-- begin --

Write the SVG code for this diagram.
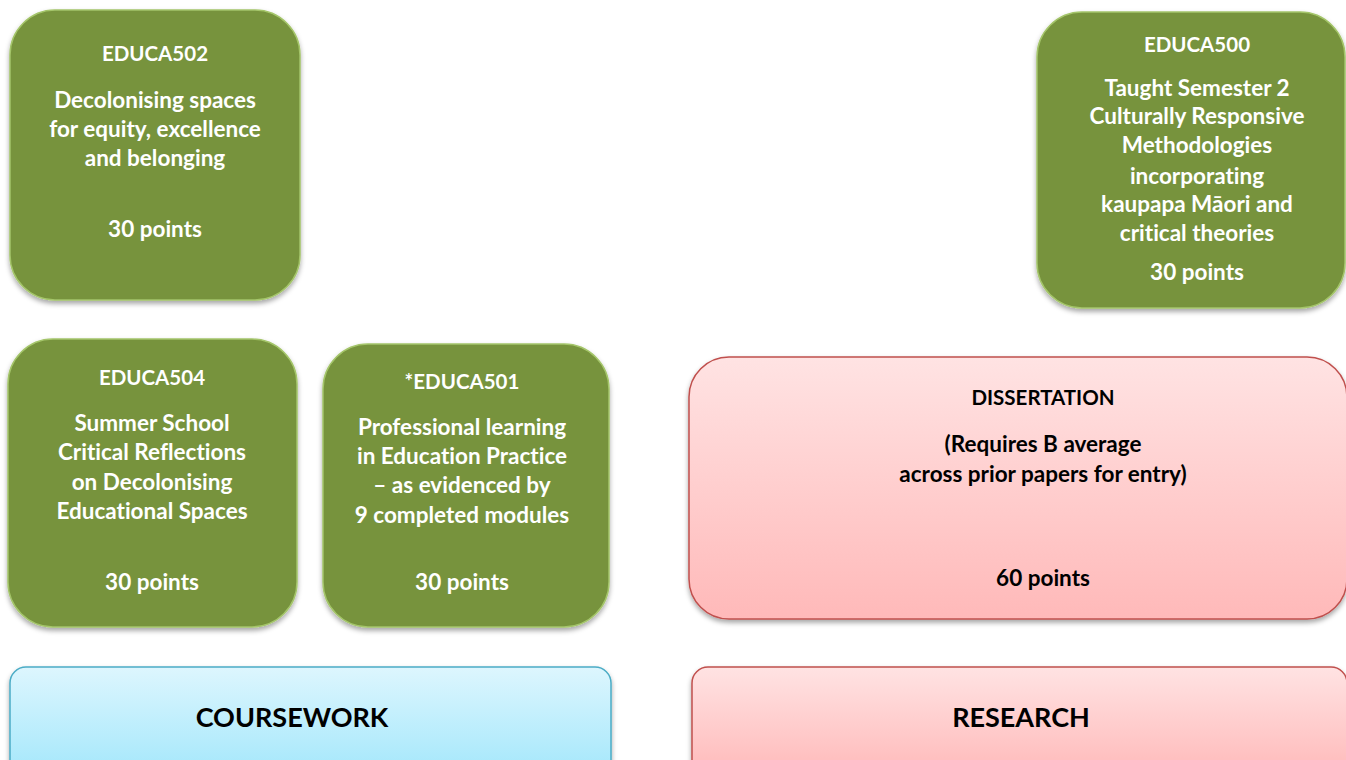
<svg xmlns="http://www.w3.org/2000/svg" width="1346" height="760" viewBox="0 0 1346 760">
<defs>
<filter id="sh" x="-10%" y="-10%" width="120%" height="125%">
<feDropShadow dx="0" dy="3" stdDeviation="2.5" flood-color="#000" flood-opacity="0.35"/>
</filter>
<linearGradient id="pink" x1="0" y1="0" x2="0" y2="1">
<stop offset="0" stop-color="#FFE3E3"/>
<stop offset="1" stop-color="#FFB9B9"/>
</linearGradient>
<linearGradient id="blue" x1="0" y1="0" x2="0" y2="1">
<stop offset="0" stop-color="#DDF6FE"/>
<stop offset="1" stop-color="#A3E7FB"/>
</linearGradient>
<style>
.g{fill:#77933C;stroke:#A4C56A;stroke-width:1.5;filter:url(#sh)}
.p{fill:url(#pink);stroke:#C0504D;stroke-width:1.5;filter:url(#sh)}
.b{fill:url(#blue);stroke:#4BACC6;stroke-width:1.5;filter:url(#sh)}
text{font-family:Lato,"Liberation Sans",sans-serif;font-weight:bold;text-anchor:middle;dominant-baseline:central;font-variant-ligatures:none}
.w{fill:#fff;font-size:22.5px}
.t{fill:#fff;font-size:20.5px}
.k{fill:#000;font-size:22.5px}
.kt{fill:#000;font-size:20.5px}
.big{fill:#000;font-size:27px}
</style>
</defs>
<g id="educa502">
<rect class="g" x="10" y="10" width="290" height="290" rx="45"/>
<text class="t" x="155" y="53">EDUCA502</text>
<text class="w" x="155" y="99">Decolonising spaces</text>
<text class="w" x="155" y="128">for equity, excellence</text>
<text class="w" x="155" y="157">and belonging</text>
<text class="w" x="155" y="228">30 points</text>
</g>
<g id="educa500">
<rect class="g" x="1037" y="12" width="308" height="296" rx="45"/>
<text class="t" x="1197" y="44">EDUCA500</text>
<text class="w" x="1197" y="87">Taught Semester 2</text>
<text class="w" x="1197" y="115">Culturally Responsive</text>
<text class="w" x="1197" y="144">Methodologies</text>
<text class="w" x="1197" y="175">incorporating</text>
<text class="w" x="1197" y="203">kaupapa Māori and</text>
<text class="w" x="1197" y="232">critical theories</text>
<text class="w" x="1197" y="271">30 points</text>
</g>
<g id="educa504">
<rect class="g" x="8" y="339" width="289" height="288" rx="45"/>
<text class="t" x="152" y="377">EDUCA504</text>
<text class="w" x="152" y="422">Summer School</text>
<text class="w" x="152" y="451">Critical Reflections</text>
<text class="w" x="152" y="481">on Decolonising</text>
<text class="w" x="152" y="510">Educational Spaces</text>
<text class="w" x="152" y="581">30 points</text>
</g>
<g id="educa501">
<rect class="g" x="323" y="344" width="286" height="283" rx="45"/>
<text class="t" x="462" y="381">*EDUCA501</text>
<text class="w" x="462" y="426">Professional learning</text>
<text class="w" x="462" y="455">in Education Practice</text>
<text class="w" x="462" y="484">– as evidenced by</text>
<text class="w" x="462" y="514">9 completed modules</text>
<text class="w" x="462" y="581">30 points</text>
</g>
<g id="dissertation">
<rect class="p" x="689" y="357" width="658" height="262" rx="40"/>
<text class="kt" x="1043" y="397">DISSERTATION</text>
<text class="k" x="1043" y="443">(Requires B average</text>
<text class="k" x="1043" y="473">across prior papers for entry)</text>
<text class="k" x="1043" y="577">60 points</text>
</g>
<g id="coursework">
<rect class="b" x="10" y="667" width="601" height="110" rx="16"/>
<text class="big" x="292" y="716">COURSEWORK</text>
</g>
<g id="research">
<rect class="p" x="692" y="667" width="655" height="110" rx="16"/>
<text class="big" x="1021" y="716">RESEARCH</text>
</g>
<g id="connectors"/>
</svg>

-- end --
-- begin --

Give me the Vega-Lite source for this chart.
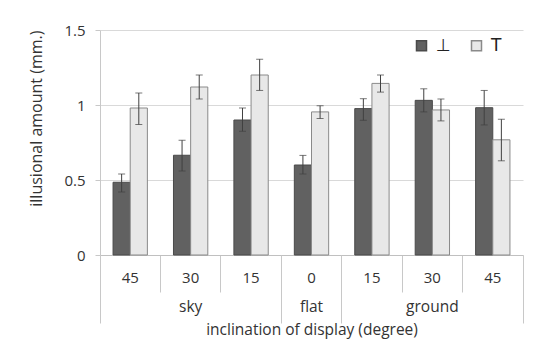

-- end --
-- begin --

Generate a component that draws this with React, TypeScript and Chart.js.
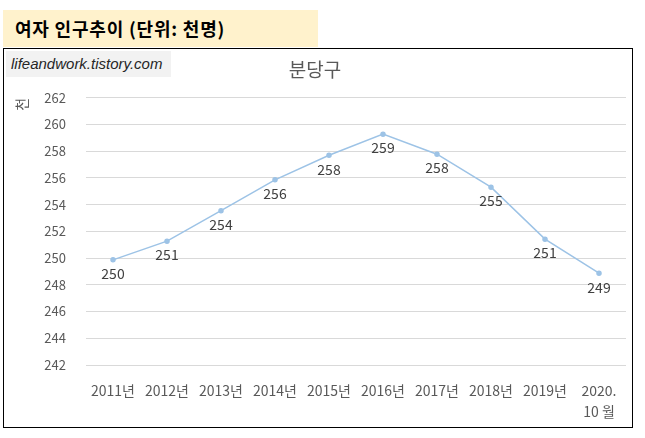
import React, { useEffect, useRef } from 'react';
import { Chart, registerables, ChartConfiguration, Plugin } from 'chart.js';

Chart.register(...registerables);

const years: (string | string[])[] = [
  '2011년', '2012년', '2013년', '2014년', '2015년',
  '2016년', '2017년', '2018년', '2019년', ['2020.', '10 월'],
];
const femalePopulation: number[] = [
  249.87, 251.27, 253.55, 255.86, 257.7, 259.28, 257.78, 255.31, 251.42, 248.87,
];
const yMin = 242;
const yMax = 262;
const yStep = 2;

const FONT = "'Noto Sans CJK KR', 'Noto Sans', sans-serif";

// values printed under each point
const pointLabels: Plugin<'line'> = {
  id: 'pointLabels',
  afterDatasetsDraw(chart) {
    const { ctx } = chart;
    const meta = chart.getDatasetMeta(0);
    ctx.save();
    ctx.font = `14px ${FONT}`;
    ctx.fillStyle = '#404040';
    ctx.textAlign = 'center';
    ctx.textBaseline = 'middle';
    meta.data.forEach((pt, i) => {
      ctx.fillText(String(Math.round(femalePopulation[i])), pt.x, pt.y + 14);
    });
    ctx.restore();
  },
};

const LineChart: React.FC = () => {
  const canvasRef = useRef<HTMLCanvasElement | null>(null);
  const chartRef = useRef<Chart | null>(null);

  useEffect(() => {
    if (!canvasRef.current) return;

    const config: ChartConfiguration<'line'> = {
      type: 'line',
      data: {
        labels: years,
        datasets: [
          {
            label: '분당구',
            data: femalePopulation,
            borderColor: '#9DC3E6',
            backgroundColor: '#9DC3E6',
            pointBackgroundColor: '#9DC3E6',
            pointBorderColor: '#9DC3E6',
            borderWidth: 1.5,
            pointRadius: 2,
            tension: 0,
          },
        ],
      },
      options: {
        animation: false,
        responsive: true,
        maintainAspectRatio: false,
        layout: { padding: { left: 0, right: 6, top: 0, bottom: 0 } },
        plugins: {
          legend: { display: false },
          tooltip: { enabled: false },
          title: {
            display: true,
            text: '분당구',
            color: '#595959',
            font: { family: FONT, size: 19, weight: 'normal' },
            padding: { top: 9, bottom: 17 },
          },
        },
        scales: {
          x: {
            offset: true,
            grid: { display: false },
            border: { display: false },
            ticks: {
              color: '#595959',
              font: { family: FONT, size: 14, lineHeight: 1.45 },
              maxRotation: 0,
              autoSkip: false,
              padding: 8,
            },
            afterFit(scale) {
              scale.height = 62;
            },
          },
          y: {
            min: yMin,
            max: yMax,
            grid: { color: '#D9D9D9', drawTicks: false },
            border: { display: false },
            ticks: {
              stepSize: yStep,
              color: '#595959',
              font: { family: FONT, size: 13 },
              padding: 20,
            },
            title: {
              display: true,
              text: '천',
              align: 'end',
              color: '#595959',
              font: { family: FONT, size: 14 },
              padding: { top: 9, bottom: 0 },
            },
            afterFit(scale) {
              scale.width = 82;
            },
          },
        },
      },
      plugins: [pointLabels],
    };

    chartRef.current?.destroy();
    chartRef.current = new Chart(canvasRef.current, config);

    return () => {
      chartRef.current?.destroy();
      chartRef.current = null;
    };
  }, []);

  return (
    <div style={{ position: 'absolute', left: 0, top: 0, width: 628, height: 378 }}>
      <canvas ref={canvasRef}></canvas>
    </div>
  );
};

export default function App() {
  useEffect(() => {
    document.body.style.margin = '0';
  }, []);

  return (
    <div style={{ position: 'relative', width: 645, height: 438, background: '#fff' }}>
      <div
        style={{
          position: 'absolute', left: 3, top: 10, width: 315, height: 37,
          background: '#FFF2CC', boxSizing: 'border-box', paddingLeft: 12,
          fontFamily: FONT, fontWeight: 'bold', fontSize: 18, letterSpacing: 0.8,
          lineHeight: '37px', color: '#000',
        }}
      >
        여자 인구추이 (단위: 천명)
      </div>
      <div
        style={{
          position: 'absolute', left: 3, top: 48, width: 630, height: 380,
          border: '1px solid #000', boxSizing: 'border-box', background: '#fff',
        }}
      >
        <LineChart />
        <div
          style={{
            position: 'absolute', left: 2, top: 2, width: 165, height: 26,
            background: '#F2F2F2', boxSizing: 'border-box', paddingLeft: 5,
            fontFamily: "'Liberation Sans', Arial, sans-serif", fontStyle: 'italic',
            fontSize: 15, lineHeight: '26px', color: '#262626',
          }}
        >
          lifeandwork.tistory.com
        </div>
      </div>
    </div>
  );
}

-- end --

> [Task goal]:
The first line to give again is the one with "Generate a component", and the last is the one with "if (!canvasRef.current) return;". Repeat them and everything between exactly, minus the pictures.

> [Exercise answer]:
Generate a component that draws this with React, TypeScript and Chart.js.
import React, { useEffect, useRef } from 'react';
import { Chart, registerables, ChartConfiguration, Plugin } from 'chart.js';

Chart.register(...registerables);

const years: (string | string[])[] = [
  '2011년', '2012년', '2013년', '2014년', '2015년',
  '2016년', '2017년', '2018년', '2019년', ['2020.', '10 월'],
];
const femalePopulation: number[] = [
  249.87, 251.27, 253.55, 255.86, 257.7, 259.28, 257.78, 255.31, 251.42, 248.87,
];
const yMin = 242;
const yMax = 262;
const yStep = 2;

const FONT = "'Noto Sans CJK KR', 'Noto Sans', sans-serif";

// values printed under each point
const pointLabels: Plugin<'line'> = {
  id: 'pointLabels',
  afterDatasetsDraw(chart) {
    const { ctx } = chart;
    const meta = chart.getDatasetMeta(0);
    ctx.save();
    ctx.font = `14px ${FONT}`;
    ctx.fillStyle = '#404040';
    ctx.textAlign = 'center';
    ctx.textBaseline = 'middle';
    meta.data.forEach((pt, i) => {
      ctx.fillText(String(Math.round(femalePopulation[i])), pt.x, pt.y + 14);
    });
    ctx.restore();
  },
};

const LineChart: React.FC = () => {
  const canvasRef = useRef<HTMLCanvasElement | null>(null);
  const chartRef = useRef<Chart | null>(null);

  useEffect(() => {
    if (!canvasRef.current) return;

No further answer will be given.